Staunton, January 5 – Stalinism, Yevgeny Ikhlov argues, is “proletarian Slavophilism,” which remains popular because it like the earlier Slavophiles identifies as the Israel of today not the followers of a particular faith but a people and because Stalinism is not intended as “a medicine for the diseases of Western civilization but as a weapon for their destruction.”
Many have drawn parallels between the evolution of Christianity and that of Marxism, but Moscow commentator Ikhlov makes some especially intriguing observations about the vitality of Stalinist doctrines today in an article entitled “A New Formula of Stalinism” (forum-msk.org/material/politic/11299564.html).
As it split from its predecessor, each new Christian church claimed to have become Israel, Ikhlov says, and the same was true with the necessary change of terminology for each generation of Marxist ideologues. “But only the Russian Slavophiles decide to call ‘Israel’ (‘New Israel’) not a church but an ethnic (ethno-civilizational) community – the Russian people.”
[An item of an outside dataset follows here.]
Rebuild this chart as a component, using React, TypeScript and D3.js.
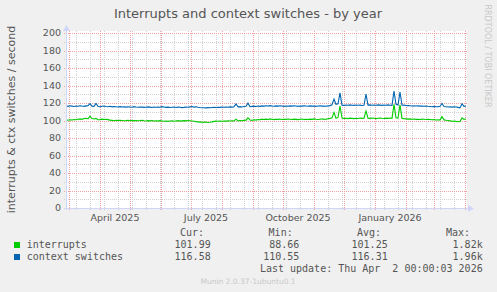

And in this “’new Israel’ people, the Slavophiles generously included all Ukrainians, all Belarusians and all Orthodox Germans who had naturalized themselves in Russia.”
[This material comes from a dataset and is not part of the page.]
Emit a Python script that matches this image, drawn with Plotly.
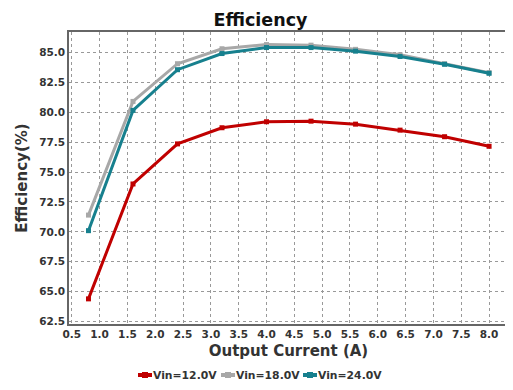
import plotly.graph_objects as go

current = [0.8, 1.6, 2.4, 3.2, 4.0, 4.8, 5.6, 6.4, 7.2, 8.0]
eff_12v = [64.4, 74.0, 77.35, 78.7, 79.2, 79.25, 79.0, 78.5, 77.95, 77.15]
eff_18v = [71.4, 80.9, 84.05, 85.3, 85.65, 85.6, 85.25, 84.8, 84.05, 83.3]
eff_24v = [70.1, 80.15, 83.55, 84.9, 85.4, 85.4, 85.1, 84.65, 84.0, 83.25]
series_names = ["Vin=12.0V", "Vin=18.0V", "Vin=24.0V"]
colors = ["#c00000", "#a8a8a8", "#17808e"]
x_ticks = [0.5, 1.0, 1.5, 2.0, 2.5, 3.0, 3.5, 4.0, 4.5, 5.0, 5.5, 6.0, 6.5, 7.0, 7.5, 8.0]
y_ticks = [62.5, 65.0, 67.5, 70.0, 72.5, 75.0, 77.5, 80.0, 82.5, 85.0]

# figure geometry (page body adds an 8px offset)
W, H = 505, 382
ML, MR, MT, MB = 61, 5, 24, 66
PW, PH = W - ML - MR, H - MT - MB


def px(x):
    return (x - ML) / PW


def py(y):
    return (H - MB - y) / PH


fig = go.Figure()
for name, ys, c in zip(series_names, [eff_12v, eff_18v, eff_24v], colors):
    fig.add_trace(go.Scatter(
        x=current, y=ys, name=name, mode="lines+markers",
        line=dict(color=c, width=3),
        marker=dict(symbol="square", size=5, color=c),
        showlegend=False,
    ))

# compact legend below the axis title
legend_sym_x = [130, 213, 295]
legend_y = 367
for name, c, sx in zip(series_names, colors, legend_sym_x):
    fig.add_shape(type="rect", xref="paper", yref="paper",
                  x0=px(sx), x1=px(sx + 14), y0=py(legend_y + 2), y1=py(legend_y - 2),
                  fillcolor=c, line=dict(width=0), layer="above")
    fig.add_shape(type="rect", xref="paper", yref="paper",
                  x0=px(sx + 4), x1=px(sx + 10), y0=py(legend_y + 3), y1=py(legend_y - 3),
                  fillcolor=c, line=dict(width=0), layer="above")
    fig.add_annotation(text=f"<b>{name}</b>", xref="paper", yref="paper",
                       x=px(sx + 14), y=py(legend_y), xanchor="left", yanchor="middle",
                       showarrow=False, borderpad=0, font=dict(size=10.8, color="#333333"))

font_family = "DejaVu Sans"
fig.update_layout(
    width=W, height=H,
    margin=dict(l=ML, r=MR, t=MT, b=MB),
    paper_bgcolor="white", plot_bgcolor="white",
    title=dict(text="<b>Efficiency</b>", x=0.5, xanchor="center", xref="container",
               y=1 - 11.5 / H, yanchor="middle", yref="container",
               font=dict(family=font_family, size=17.5, color="#111111")),
    font=dict(family=font_family, color="#333333"),
    showlegend=False,
)
fig.update_xaxes(
    range=[0.45, 8.34], tickvals=x_ticks, ticktext=[f"<b>{v:.1f}</b>" for v in x_ticks],
    tickfont=dict(size=10.5, color="#333333"), ticks="", automargin=False,
    showgrid=True, gridcolor="#999999", griddash="dot", gridwidth=1,
    showline=True, linecolor="#666666", linewidth=1.5, mirror=True,
    zeroline=False,
    title=dict(text="<b>Output Current (A)</b>", font=dict(size=15, color="#333333"), standoff=6),
)
fig.update_yaxes(
    range=[62.3, 86.7], tickvals=y_ticks, ticktext=[f"<b>{v:.1f}</b>" for v in y_ticks],
    tickfont=dict(size=10.5, color="#333333"), ticks="", automargin=False,
    showgrid=True, gridcolor="#999999", griddash="dot", gridwidth=1,
    showline=True, linecolor="#666666", linewidth=1.5, mirror=True,
    zeroline=False,
    title=dict(text="<b>Efficiency(%)</b>", font=dict(size=15, color="#333333"), standoff=8),
)
fig.write_html("out.html")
“Bolshevism,” he writes, “passed along a similar path, only much more quickly because the example of the Slavophiles was in front of everyone … If the first generation of Bolsheviks considered that French, German and British Marxists could become real Marxists while the still deeply peasant and semi-Asiatic Russian proletariat might not, the second wave with satisfaction supported the ‘heretical’ slogan about the victory of socialism in one country.”
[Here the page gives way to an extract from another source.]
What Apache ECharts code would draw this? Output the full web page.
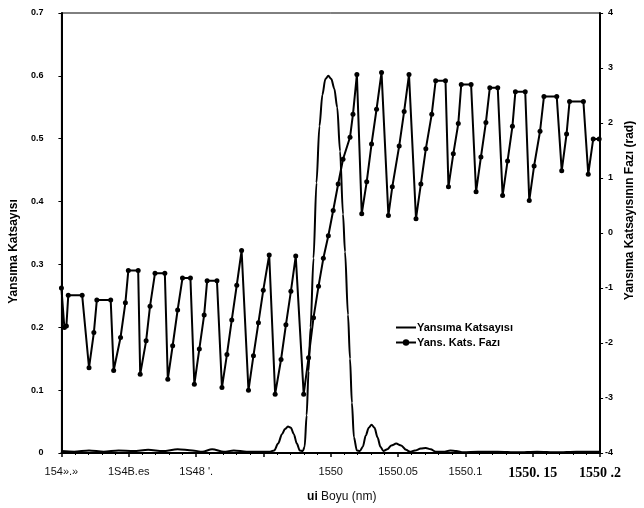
<!DOCTYPE html>
<html>
<head>
<meta charset="utf-8">
<script src="https://cdn.jsdelivr.net/npm/echarts@6/dist/echarts.min.js"></script>
<style>
html,body{margin:0;padding:0;background:#fff;}
#chart{width:644px;height:508px;}
</style>
</head>
<body>
<div id="chart"></div>
<script>
// ---- data ----
const xTickLabels = ["154\u00bb.\u00bb", "1S4B.es", "1S48 '.", "", "1550", "1550.05", "1550.1", "1550. 15", "1550 .2"];
const boldTickIdx = [7, 8];

const reflWavelength = [
  1549.8000, 1549.8095, 1549.8205, 1549.8314, 1549.8424, 1549.8534, 1549.8644, 1549.8753,
  1549.8863, 1549.8973, 1549.9046, 1549.9119, 1549.9207, 1549.9280, 1549.9375, 1549.9470,
  1549.9543, 1549.9580, 1549.9609, 1549.9638, 1549.9660, 1549.9682, 1549.9704, 1549.9726,
  1549.9748, 1549.9770, 1549.9792, 1549.9806, 1549.9821, 1549.9835, 1549.9850, 1549.9872,
  1549.9894, 1549.9916, 1549.9938, 1549.9960, 1549.9982, 1550.0004, 1550.0026, 1550.0048,
  1550.0069, 1550.0091, 1550.0106, 1550.0128, 1550.0143, 1550.0157, 1550.0172, 1550.0194,
  1550.0216, 1550.0238, 1550.0260, 1550.0282, 1550.0303, 1550.0325, 1550.0347, 1550.0369,
  1550.0391, 1550.0420, 1550.0450, 1550.0486, 1550.0523, 1550.0559, 1550.0589, 1550.0625,
  1550.0669, 1550.0706, 1550.0742, 1550.0779, 1550.0837, 1550.0888, 1550.0932, 1550.0984,
  1550.1093, 1550.1240, 1550.1386, 1550.1532, 1550.1678, 1550.1825, 1550.2000
];
const reflectance = [
  0.003, 0.002, 0.004, 0.002, 0.004, 0.003, 0.005, 0.003,
  0.006, 0.004, 0.002, 0.006, 0.002, 0.004, 0.002, 0.002,
  0.002, 0.004, 0.015, 0.030, 0.038, 0.042, 0.040, 0.030,
  0.015, 0.004, 0.003, 0.010, 0.060, 0.130, 0.200, 0.310,
  0.430, 0.520, 0.570, 0.595, 0.600, 0.595, 0.580, 0.550,
  0.480, 0.380, 0.320, 0.220, 0.150, 0.080, 0.025, 0.004,
  0.003, 0.010, 0.028, 0.040, 0.045, 0.040, 0.025, 0.010,
  0.003, 0.006, 0.012, 0.015, 0.012, 0.005, 0.002, 0.004,
  0.007, 0.008, 0.006, 0.002, 0.002, 0.004, 0.003, 0.001,
  0.002, 0.002, 0.001, 0.002, 0.001, 0.002, 0.002
];

const phaseWavelength = [
  1549.8000, 1549.8022, 1549.8037, 1549.8051, 1549.8154, 1549.8205, 1549.8241, 1549.8263,
  1549.8366, 1549.8388, 1549.8439, 1549.8475, 1549.8497, 1549.8570, 1549.8585, 1549.8629,
  1549.8658, 1549.8695, 1549.8768, 1549.8790, 1549.8826, 1549.8863, 1549.8899, 1549.8958,
  1549.8987, 1549.9024, 1549.9060, 1549.9082, 1549.9155, 1549.9192, 1549.9229, 1549.9265,
  1549.9302, 1549.9338, 1549.9389, 1549.9426, 1549.9463, 1549.9499, 1549.9543, 1549.9587,
  1549.9631, 1549.9667, 1549.9704, 1549.9740, 1549.9799, 1549.9835, 1549.9872, 1549.9909,
  1549.9945, 1549.9982, 1550.0018, 1550.0055, 1550.0091, 1550.0143, 1550.0165, 1550.0194,
  1550.0230, 1550.0267, 1550.0303, 1550.0340, 1550.0377, 1550.0428, 1550.0457, 1550.0508,
  1550.0545, 1550.0581, 1550.0633, 1550.0669, 1550.0706, 1550.0750, 1550.0779, 1550.0852,
  1550.0874, 1550.0910, 1550.0947, 1550.0969, 1550.1042, 1550.1079, 1550.1115, 1550.1152,
  1550.1181, 1550.1240, 1550.1276, 1550.1313, 1550.1349, 1550.1371, 1550.1444, 1550.1474,
  1550.1510, 1550.1554, 1550.1583, 1550.1678, 1550.1715, 1550.1751, 1550.1773, 1550.1876,
  1550.1912, 1550.1949, 1550.1993
];
const phase = [
  -1.00, -1.72, -1.69, -1.13, -1.13, -2.45, -1.81, -1.22,
  -1.22, -2.50, -1.90, -1.27, -0.68, -0.68, -2.57, -1.96,
  -1.33, -0.73, -0.73, -2.66, -2.05, -1.40, -0.82, -0.82,
  -2.75, -2.11, -1.49, -0.87, -0.87, -2.81, -2.21, -1.58,
  -0.95, -0.32, -2.86, -2.23, -1.63, -1.04, -0.40, -2.93,
  -2.30, -1.67, -1.06, -0.42, -2.93, -2.27, -1.54, -0.97,
  -0.46, -0.05, 0.41, 0.89, 1.34, 1.74, 2.16, 2.88,
  0.35, 0.93, 1.62, 2.25, 2.92, 0.32, 0.84, 1.58,
  2.21, 2.88, 0.26, 0.89, 1.53, 2.16, 2.77, 2.77,
  0.84, 1.44, 1.99, 2.70, 2.70, 0.75, 1.38, 2.01,
  2.64, 2.64, 0.68, 1.31, 1.94, 2.57, 2.57, 0.59,
  1.22, 1.85, 2.48, 2.48, 1.13, 1.80, 2.39, 2.39,
  1.07, 1.71, 1.71
];

const leftTicks = ["0", "0.1", "0.2", "0.3", "0.4", "0.5", "0.6", "0.7"];
const rightTicks = ["-4", "-3", "-2", "-1", "0", "1", "2", "3", "4"];

const seriesNames = ["Yans\u0131ma Katsay\u0131s\u0131", "Yans. Kats. Faz\u0131"];
const xNameBold = "ui";
const xNameRest = " Boyu (nm)";
const leftName = "Yans\u0131ma Katsay\u0131s\u0131";
const rightName = "Yans\u0131ma Katsay\u0131s\u0131n\u0131n Faz\u0131 (rad)";

// ---- chart ----
const chart = echarts.init(document.getElementById('chart'), null, {renderer: 'canvas'});
const X_MIN = 1549.8, X_STEP = 0.05;
const sans = "'Liberation Sans', Arial, sans-serif";

const option = {
  backgroundColor: '#fff',
  animation: false,
  grid: {left: 57, right: 40, top: 13, bottom: 52, show: true, borderColor: '#000', borderWidth: 1, backgroundColor: 'transparent'},
  legend: {
    orient: 'vertical', left: 390, top: 317, itemWidth: 20, itemHeight: 8, itemGap: 4,
    symbolKeepAspect: true,
    data: [{name: seriesNames[0], icon: 'path://M0,0h20v2h-20z'}, {name: seriesNames[1]}],
    textStyle: {fontFamily: sans, fontWeight: 'bold', fontSize: 11, color: '#000', padding: [0, 0, 0, -4]}
  },
  xAxis: {
    type: 'value', min: X_MIN, max: 1550.2, interval: X_STEP,
    name: '{b|' + xNameBold + '}' + xNameRest, nameLocation: 'middle', nameGap: 38,
    nameTextStyle: {fontFamily: sans, fontSize: 12, color: '#111', padding: [0, 0, 0, 22],
      rich: {b: {fontFamily: sans, fontSize: 12, fontWeight: 'bold', color: '#000'}}},
    axisLine: {show: true, lineStyle: {color: '#000', width: 2}},
    axisTick: {show: true, inside: false, length: 4, lineStyle: {color: '#000', width: 1.5}},
    minorTick: {show: true, splitNumber: 5, length: 2, lineStyle: {color: '#000'}},
    splitLine: {show: false},
    axisLabel: {
      margin: 13, color: '#111', fontFamily: sans, fontSize: 11,
      showMinLabel: true, showMaxLabel: true, hideOverlap: false,
      formatter: function (v) {
        const i = Math.round((v - X_MIN) / X_STEP);
        const t = xTickLabels[i] || '';
        if (boldTickIdx.indexOf(i) >= 0) return '{b|' + t + '}';
        return t;
      },
      rich: {b: {fontFamily: "'Liberation Serif', 'Times New Roman', serif", fontWeight: 'bold', fontSize: 14, color: '#000'}}
    }
  },
  yAxis: [
    {
      type: 'value', min: 0, max: 0.7, interval: 0.1, position: 'left',
      name: leftName, nameLocation: 'middle', nameGap: 36, nameRotate: 90,
      nameTextStyle: {fontFamily: sans, fontWeight: 'bold', fontSize: 12, color: '#000', padding: [0, 37, 0, 0]},
      axisLine: {show: true, lineStyle: {color: '#000', width: 2}},
      axisTick: {show: true, inside: false, length: 3, lineStyle: {color: '#000'}},
      splitLine: {show: false},
      axisLabel: {
        margin: 18, color: '#000', fontFamily: sans, fontWeight: 'bold', fontSize: 9,
        formatter: function (v) { return leftTicks[Math.round(v * 10)]; }
      }
    },
    {
      type: 'value', min: -4, max: 4, interval: 1, position: 'right',
      name: rightName, nameLocation: 'middle', nameGap: 18, nameRotate: 90,
      nameTextStyle: {fontFamily: sans, fontWeight: 'bold', fontSize: 12, color: '#000', padding: [0, 0, 0, 45]},
      axisLine: {show: true, lineStyle: {color: '#000', width: 2}},
      axisTick: {show: true, inside: false, length: 3, lineStyle: {color: '#000'}},
      splitLine: {show: false},
      axisLabel: {
        margin: 13, align: 'right', color: '#000', fontFamily: sans, fontWeight: 'bold', fontSize: 9,
        formatter: function (v) { return rightTicks[Math.round(v + 4)]; }
      }
    }
  ],
  series: [
    {
      name: seriesNames[0], type: 'line', yAxisIndex: 0,
      data: reflWavelength.map((w, i) => [w, reflectance[i]]),
      symbol: 'none', smooth: 0.3, smoothMonotone: 'x',
      lineStyle: {color: '#000', width: 2}, itemStyle: {color: '#000'}
    },
    {
      name: seriesNames[1], type: 'line', yAxisIndex: 1,
      data: phaseWavelength.map((w, i) => [w, phase[i]]),
      symbol: 'circle', symbolSize: 5, showSymbol: true,
      lineStyle: {color: '#000', width: 2}, itemStyle: {color: '#000'}
    }
  ]
};
chart.setOption(option);
</script>
</body>
</html>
“Very quickly,” Ikhlov says, “this slogan displayed its real meaning – only the proletariat of countries which had not experienced the seductions of stable bourgeois democracy and bourgeois reformism would be capable of being real ‘militants.’” And consequently, “Stalinism in essence is proletarian Slavophilism.”
And that in turn meant that Stalinism was “thought up not as a medicine for the illness of Western civilization but as a weapon for its destruction. Those two things taken together, the elect quality of Russians and the need to unit to destroy others, explain the continuing attraction, one could even say power, of Stalinism in Russian today.